DIRECTION: Return precisely the span of lines from the top of the material below to the line containing "(studi) at (386,169.5)", both included. Pictures are excluded.

PROVIDED MATERIAL:
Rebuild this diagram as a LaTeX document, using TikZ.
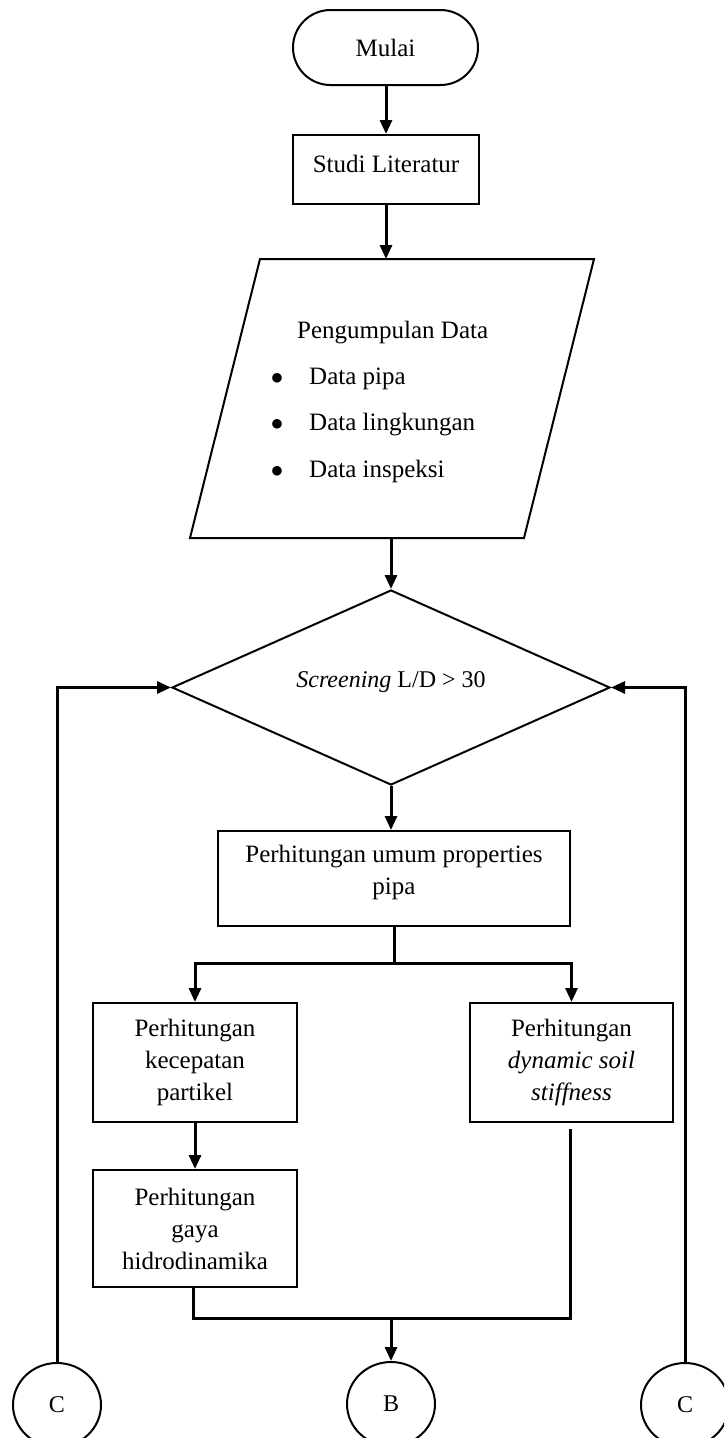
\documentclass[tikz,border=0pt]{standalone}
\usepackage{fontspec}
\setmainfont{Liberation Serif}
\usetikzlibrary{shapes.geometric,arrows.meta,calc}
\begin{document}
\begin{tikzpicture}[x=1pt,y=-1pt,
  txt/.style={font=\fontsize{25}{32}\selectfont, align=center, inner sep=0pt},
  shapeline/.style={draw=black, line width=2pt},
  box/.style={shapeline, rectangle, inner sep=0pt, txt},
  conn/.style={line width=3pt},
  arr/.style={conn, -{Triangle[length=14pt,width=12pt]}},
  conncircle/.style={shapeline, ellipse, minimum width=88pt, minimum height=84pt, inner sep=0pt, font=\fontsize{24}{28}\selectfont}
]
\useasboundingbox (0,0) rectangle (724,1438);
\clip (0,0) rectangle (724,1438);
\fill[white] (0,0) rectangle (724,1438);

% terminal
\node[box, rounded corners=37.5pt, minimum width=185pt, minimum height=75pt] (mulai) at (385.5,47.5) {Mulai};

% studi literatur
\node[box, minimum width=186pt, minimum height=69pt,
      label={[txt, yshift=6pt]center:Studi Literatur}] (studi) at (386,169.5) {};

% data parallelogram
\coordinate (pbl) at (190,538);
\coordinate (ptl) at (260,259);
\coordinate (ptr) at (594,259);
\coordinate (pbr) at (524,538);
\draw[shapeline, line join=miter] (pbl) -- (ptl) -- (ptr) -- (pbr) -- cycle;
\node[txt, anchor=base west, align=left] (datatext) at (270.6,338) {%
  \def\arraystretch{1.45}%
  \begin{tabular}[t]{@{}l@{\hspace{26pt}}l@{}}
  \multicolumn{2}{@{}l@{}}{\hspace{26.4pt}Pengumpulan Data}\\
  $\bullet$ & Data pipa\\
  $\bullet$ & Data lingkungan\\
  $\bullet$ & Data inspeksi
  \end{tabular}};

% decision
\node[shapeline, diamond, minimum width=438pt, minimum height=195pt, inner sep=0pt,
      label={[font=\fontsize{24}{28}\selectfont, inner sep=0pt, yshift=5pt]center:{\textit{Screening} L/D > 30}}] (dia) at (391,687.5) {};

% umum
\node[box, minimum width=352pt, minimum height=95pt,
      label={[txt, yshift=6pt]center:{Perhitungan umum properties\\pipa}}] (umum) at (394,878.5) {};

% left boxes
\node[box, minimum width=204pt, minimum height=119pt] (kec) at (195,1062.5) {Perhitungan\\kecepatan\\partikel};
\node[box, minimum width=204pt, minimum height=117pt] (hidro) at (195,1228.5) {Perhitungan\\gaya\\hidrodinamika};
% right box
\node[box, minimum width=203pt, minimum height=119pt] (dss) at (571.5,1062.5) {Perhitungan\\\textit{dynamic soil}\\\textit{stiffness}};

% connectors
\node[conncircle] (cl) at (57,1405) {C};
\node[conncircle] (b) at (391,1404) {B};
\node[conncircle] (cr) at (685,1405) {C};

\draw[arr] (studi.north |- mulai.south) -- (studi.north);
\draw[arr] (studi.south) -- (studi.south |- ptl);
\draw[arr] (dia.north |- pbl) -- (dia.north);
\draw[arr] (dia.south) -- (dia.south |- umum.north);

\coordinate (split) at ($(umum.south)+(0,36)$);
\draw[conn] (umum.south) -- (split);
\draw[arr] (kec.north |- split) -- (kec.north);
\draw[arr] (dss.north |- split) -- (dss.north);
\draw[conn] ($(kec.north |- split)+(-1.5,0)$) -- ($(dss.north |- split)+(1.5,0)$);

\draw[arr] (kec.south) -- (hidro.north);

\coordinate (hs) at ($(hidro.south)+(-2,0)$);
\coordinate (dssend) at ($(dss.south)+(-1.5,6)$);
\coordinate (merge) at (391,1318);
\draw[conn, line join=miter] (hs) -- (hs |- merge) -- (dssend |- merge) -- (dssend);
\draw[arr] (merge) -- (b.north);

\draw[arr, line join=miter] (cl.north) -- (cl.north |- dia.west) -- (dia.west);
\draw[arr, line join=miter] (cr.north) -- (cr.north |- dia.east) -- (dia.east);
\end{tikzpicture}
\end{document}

RESPONSE FOR THIS EXERCISE:
Rebuild this diagram as a LaTeX document, using TikZ.
\documentclass[tikz,border=0pt]{standalone}
\usepackage{fontspec}
\setmainfont{Liberation Serif}
\usetikzlibrary{shapes.geometric,arrows.meta,calc}
\begin{document}
\begin{tikzpicture}[x=1pt,y=-1pt,
  txt/.style={font=\fontsize{25}{32}\selectfont, align=center, inner sep=0pt},
  shapeline/.style={draw=black, line width=2pt},
  box/.style={shapeline, rectangle, inner sep=0pt, txt},
  conn/.style={line width=3pt},
  arr/.style={conn, -{Triangle[length=14pt,width=12pt]}},
  conncircle/.style={shapeline, ellipse, minimum width=88pt, minimum height=84pt, inner sep=0pt, font=\fontsize{24}{28}\selectfont}
]
\useasboundingbox (0,0) rectangle (724,1438);
\clip (0,0) rectangle (724,1438);
\fill[white] (0,0) rectangle (724,1438);

% terminal
\node[box, rounded corners=37.5pt, minimum width=185pt, minimum height=75pt] (mulai) at (385.5,47.5) {Mulai};

% studi literatur
\node[box, minimum width=186pt, minimum height=69pt,
      label={[txt, yshift=6pt]center:Studi Literatur}] (studi) at (386,169.5) {};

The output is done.